What was your career goal or ambition when you were younger?

I never was the type of person who knew what she wanted to be at a young age. I actually bounced around quite a lot when choosing my major in college. When I started my college career, I was majoring in Exercise Science, with the hope of going into PT school.

Yet, after my first chemistry class, I knew it was not for me. I spent a lot of my free time in college watching random YouTube lifestyle influencers. It always fascinated me how they branded themselves, as well as how they got to work closely with other brands they organically loved. Four major changes later, along with a lot of overthinking, I knew I wanted to pursue a career in business marketing.

Four major changes later, along with a lot of overthinking, I knew I wanted to pursue a career in business marketing.

Tell me about your professional journey and how you got where you are.

I grew up living in a small beach town in Cape May Court House, NJ. It was about 10 minutes away from the sandy shores of Stone Harbor and Avalon. Growing up in a small town, it was really easy for me to constantly dream big. I spent most of my college summers working part-time as a waitress meeting people from all over who would come to the shore on vacation.

I was also given the opportunity to work part-time as an intern with a few different companies. These companies included small, local marketing businesses, as well as a few larger scale businesses closer to the city. I enjoyed my internships, but I always knew something was missing. 

As soon as my work days were done, I spent my down time catching up on different fashion and beauty trends. I was always researching the next best thing, the best product or the best look. This is when I realized that I wanted to pursue a career in the fashion or beauty industry. 

After I graduated college, with a B.A. in Business Marketing, I spent the summer applying to as many fashion-related internships as possible. With that goal in mind and the summer coming to an end, I decided I was going to move to the City of Brotherly Love, Philadelphia. With no internship locked down and only my small savings from my summer waitressing gig, I took on the city with big dreams.

I took on the city with big dreams.

After a couple months of applying to as many different positions at Philly’s fashion destination, URBN (the company that owns Anthropologie), I finally heard back from my recruiter. The marketing internship position I originally applied for was given to someone else, but they had another opening as a social media intern for Anthropologie. I took it immediately. 

I spent about four months as an intern, and I was then asked to join the team full-time as the Social Media Coordinator. I now work full-time in a career I grew up spending my free time pursuing. To this date, I have been with the company almost two years.

What does a regular work day look like as the Social Media Coordinator at Anthropologie?

As the Social Media Coordinator at Anthropologie, my regular work day consists of making sure all of our social channels are being scheduled and planned correctly on a daily and weekly basis. I work closely with both our Design Team and Copy Team to ensure our social vision for upcoming Instagram stories and posts are being executed.

I also spend a lot of my day on our Instagram platform, gathering all of our assets, scheduling our posts, as well as posting them to the channel as well. When the day-to-day tasks are complete, the team is always working together to strategize new ideas for upcoming campaigns and holidays.

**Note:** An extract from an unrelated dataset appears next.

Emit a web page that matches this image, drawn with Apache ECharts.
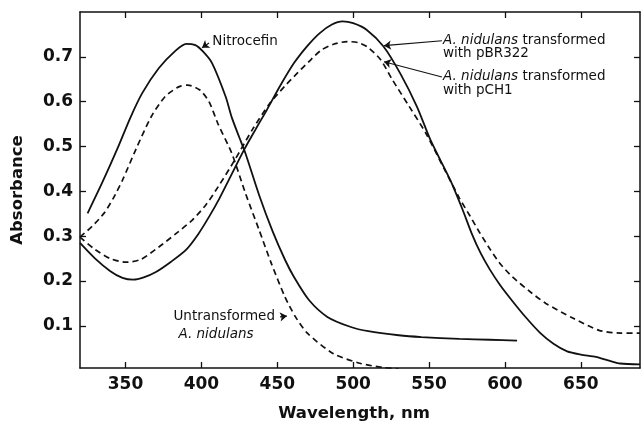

How do you separate your personal versus professional social media time?

When I first started, this was a challenge for me. I would be on social media for work all day. When I got home, I would continue to be on it for personal use. However, after a couple months, I rarely found myself on my own social media platforms at the end of the day. I like to “turn off” as much as possible when I’m not working. It helps me creatively and mentally when I go back to work.

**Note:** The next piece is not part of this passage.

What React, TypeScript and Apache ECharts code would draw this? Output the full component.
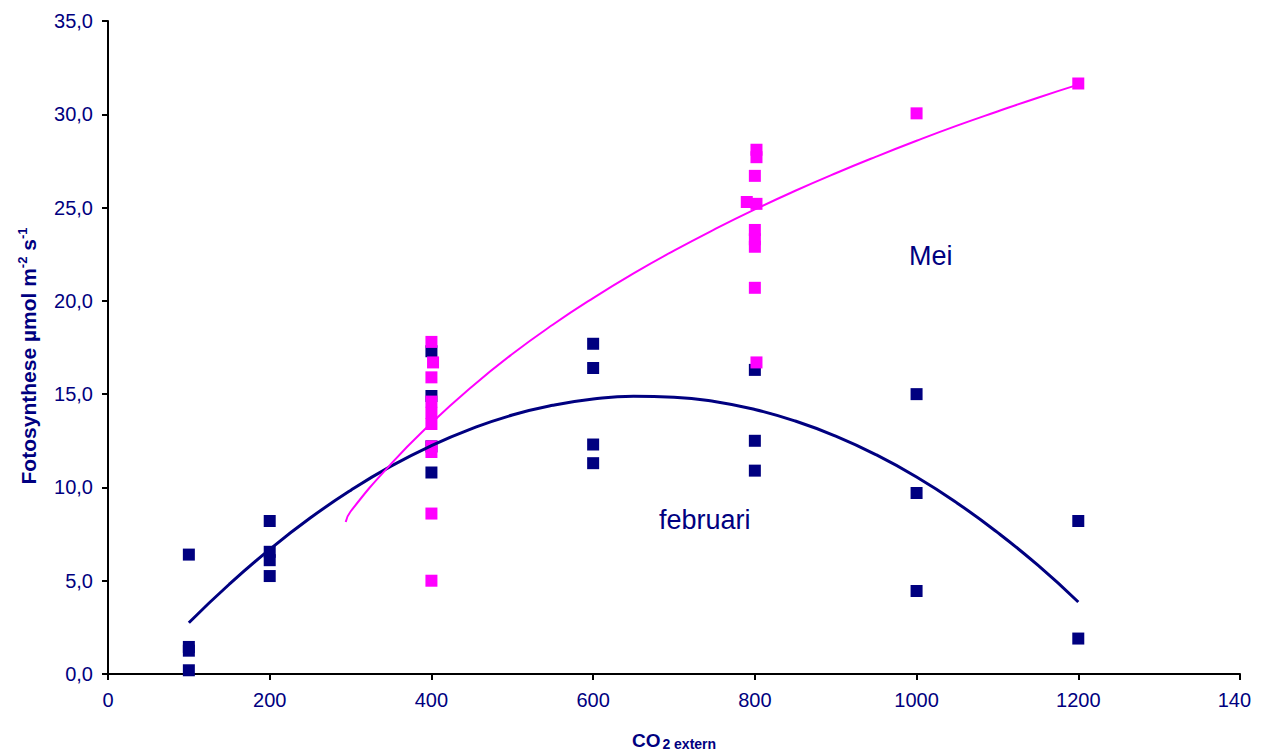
import React, { useEffect, useRef } from "react";
import * as echarts from "echarts";

// ---- data ----
const februariCO2 = [100, 100, 100, 100, 200, 200, 200, 200, 400, 400, 400, 400, 600, 600, 600, 600, 800, 800, 800, 1000, 1000, 1000, 1200, 1200];
const februariFoto = [6.4, 1.45, 1.25, 0.2, 8.2, 6.55, 6.1, 5.25, 17.3, 14.9, 12.2, 10.8, 17.7, 16.4, 12.3, 11.3, 16.3, 12.5, 10.9, 15.0, 9.7, 4.45, 8.2, 1.9];

const meiCO2 = [400, 402, 400, 400, 400, 400, 400, 400, 400, 400, 802, 802, 800, 790, 802, 800, 800, 800, 800, 802, 1000, 1200];
const meiFoto = [17.8, 16.7, 15.9, 14.6, 14.0, 13.4, 12.2, 11.9, 8.6, 5.0, 28.1, 27.7, 26.7, 25.3, 25.2, 23.8, 23.3, 22.9, 20.7, 16.7, 30.05, 31.65];

// trend lines
const febTrendX = [100, 150, 200, 250, 300, 350, 400, 450, 500, 550, 600, 650, 700, 750, 800, 850, 900, 950, 1000, 1050, 1100, 1150, 1200];
const febTrendY = [2.75, 4.81, 6.68, 8.36, 9.84, 11.14, 12.24, 13.15, 13.88, 14.4, 14.74, 14.89, 14.84, 14.61, 14.18, 13.56, 12.75, 11.75, 10.56, 9.17, 7.59, 5.83, 3.86];
const meiTrendX = [294, 300, 350, 400, 450, 500, 550, 600, 650, 700, 750, 800, 850, 900, 950, 1000, 1050, 1100, 1150, 1200];
const meiTrendY = [8.15, 8.71, 11.26, 13.45, 15.4, 17.15, 18.72, 20.15, 21.47, 22.69, 23.83, 24.9, 25.9, 26.84, 27.73, 28.58, 29.39, 30.15, 30.89, 31.59];

const xTicks = { min: 0, max: 1400, interval: 200 };
const yTicks = { min: 0, max: 35, interval: 5 };

const NAVY = "#000080";
const MAGENTA = "#FF00FF";
const FONT = "'Liberation Sans', Arial, Helvetica, sans-serif";

const pairs = (xs: number[], ys: number[]) => xs.map((x, i) => [x, ys[i]]);

export default function App() {
  const ref = useRef<HTMLDivElement>(null);
  useEffect(() => {
    if (!ref.current) return;
    const chart = echarts.init(ref.current, null, { renderer: "svg" });
    chart.setOption({
      animation: false,
      backgroundColor: "#fff",
      grid: { left: 108, right: 11, top: 21, bottom: 79, containLabel: false, outerBoundsMode: "none" },
      xAxis: {
        type: "value",
        min: xTicks.min,
        max: xTicks.max,
        interval: xTicks.interval,
        splitLine: { show: false },
        axisLine: { show: true, onZero: false, lineStyle: { color: "#000", width: 2 } },
        axisTick: { show: true, length: 6, lineStyle: { color: "#000", width: 2 } },
        axisLabel: { color: NAVY, fontSize: 20, fontFamily: FONT, margin: 16, formatter: (v: number) => String(v) },
        name: "{a|CO}{b|2 extern}",
        nameLocation: "middle",
        nameGap: 56,
        nameTextStyle: {
          rich: {
            a: { fontSize: 19, fontWeight: "bold", color: NAVY, fontFamily: FONT, lineHeight: 20 },
            b: { fontSize: 14, fontWeight: "bold", color: NAVY, fontFamily: FONT, padding: [7, 0, 0, 2] },
          },
        },
      },
      yAxis: {
        type: "value",
        min: yTicks.min,
        max: yTicks.max,
        interval: yTicks.interval,
        splitLine: { show: false },
        axisLine: { show: true, onZero: false, lineStyle: { color: "#000", width: 2 } },
        axisTick: { show: true, length: 6, lineStyle: { color: "#000", width: 2 } },
        axisLabel: {
          color: NAVY,
          fontSize: 20,
          fontFamily: FONT,
          margin: 15,
          formatter: (v: number) => v.toFixed(1).replace(".", ","),
        },
      },
      graphic: [
        {
          type: "text",
          x: 28,
          y: 356,
          rotation: Math.PI / 2,
          style: {
            text: "{a|Fotosynthese µmol m}{s|-2}{a| s}{s|-1}",
            align: "center",
            verticalAlign: "middle",
            rich: {
              a: { fontSize: 21, fontWeight: "bold", fill: NAVY, fontFamily: FONT, lineHeight: 24 },
              s: { fontSize: 13, fontWeight: "bold", fill: NAVY, fontFamily: FONT, verticalAlign: "top", lineHeight: 13 },
            },
          },
        },
        {
          type: "text",
          left: 659,
          top: 506,
          style: { text: "februari", fontSize: 27, fill: NAVY, fontFamily: FONT },
        },
        {
          type: "text",
          left: 909,
          top: 242,
          style: { text: "Mei", fontSize: 27, fill: NAVY, fontFamily: FONT },
        },
      ],
      series: [
        {
          name: "februari",
          type: "scatter",
          symbol: "rect",
          symbolSize: 12,
          itemStyle: { color: NAVY, opacity: 1 },
          data: pairs(februariCO2, februariFoto),
          z: 2,
        },
        {
          name: "Mei",
          type: "scatter",
          symbol: "rect",
          symbolSize: 12,
          itemStyle: { color: MAGENTA, opacity: 1 },
          data: pairs(meiCO2, meiFoto),
          z: 3,
        },
        {
          name: "februari trend",
          type: "line",
          smooth: true,
          showSymbol: false,
          symbol: "none",
          lineStyle: { color: NAVY, width: 3 },
          data: pairs(febTrendX, febTrendY),
          z: 4,
        },
        {
          name: "Mei trend",
          type: "line",
          smooth: true,
          showSymbol: false,
          symbol: "none",
          lineStyle: { color: MAGENTA, width: 2 },
          data: pairs(meiTrendX, meiTrendY),
          z: 5,
        },
      ],
    });
    return () => chart.dispose();
  }, []);
  return (
    <div
      ref={ref}
      style={{ position: "absolute", left: 0, top: 0, width: 1251, height: 753, overflow: "hidden", background: "#fff" }}
    />
  );
}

I like to “turn off” as much as possible when I’m not working. It helps me creatively and mentally. 

What’s one thing you have learned in your role as the Social Media Coordinator?

One thing I’ve learned as the Social Media Coordinator at Anthropologie is how important it is to have a strong and growing community as a brand. This aids tremendously when planning social campaigns.

How does Anthropologie work with influencers to promote products across social media?

Working with influencers creates new, existing and long-term relationships with our community. Creating and maintaining these relationships are extremely important as a brand to organically promote products on influencer’s platforms, as well as on our own.

What’s the most fun part of the job? What is the most challenging?

The most fun part of my job is being surrounded every day with such creative and inspiring people. I have learned so much about the industry in such a short amount of time. Working in social media means you are constantly evolving, which also means, not every day is the same.

The most fun part of my job is being surrounded every day with such creative and inspiring people.

I love the variety. It always keeps the job interesting! Also, I get to bring my dog to work every day, so what’s not to love about that!

The hardest part I would say is that you’re always “turned on.” With the luxury of social media being such an evolving platform also comes the downside of never being able to completely shutoff. 

In three words, how would you describe your role?

Creative, evolving and innovative. 

What advice do you have for young women who are interested in working in social media coordination?

Apply for internships in the field as early as possible and as often as possible. If a company you want to work for is coming to your campus to speak, then go! Bring your resume and introduce yourself. A face-to-face conversation will go a long way when you begin to seek out positions.

Building your network is so fundamental. Even if no one else is doing it, be the one to start. Just because you didn’t get the first job you applied for, doesn’t mean you don’t try again.

Be persistent. Immerse yourself in as much experience and knowledge in the field as possible. Social media is a field that is constantly looking for the next new thing and “what’s trending.” Becoming confident in your ideas and taking charge of them both stem from your knowledge and experience in the industry, as well as the platform itself. 

Knowing what you know now about career and life, what advice would you give to your younger self?

Worry less. I spent a lot of my younger years worrying about the future (if I was going to get a job out of school and where I was going to end up.) Everyone is on their own path, at their own pace. The biggest thing to remember is that you will end up where you need to be, when you need to be there.

You will end up where you need to be, when you need to be there.

Learning to not be afraid of that unknown was one of my biggest obstacles. One quote I constantly held onto as I was growing up was, “Never let the fear of striking out keep you from playing the game.” — Babe Ruth.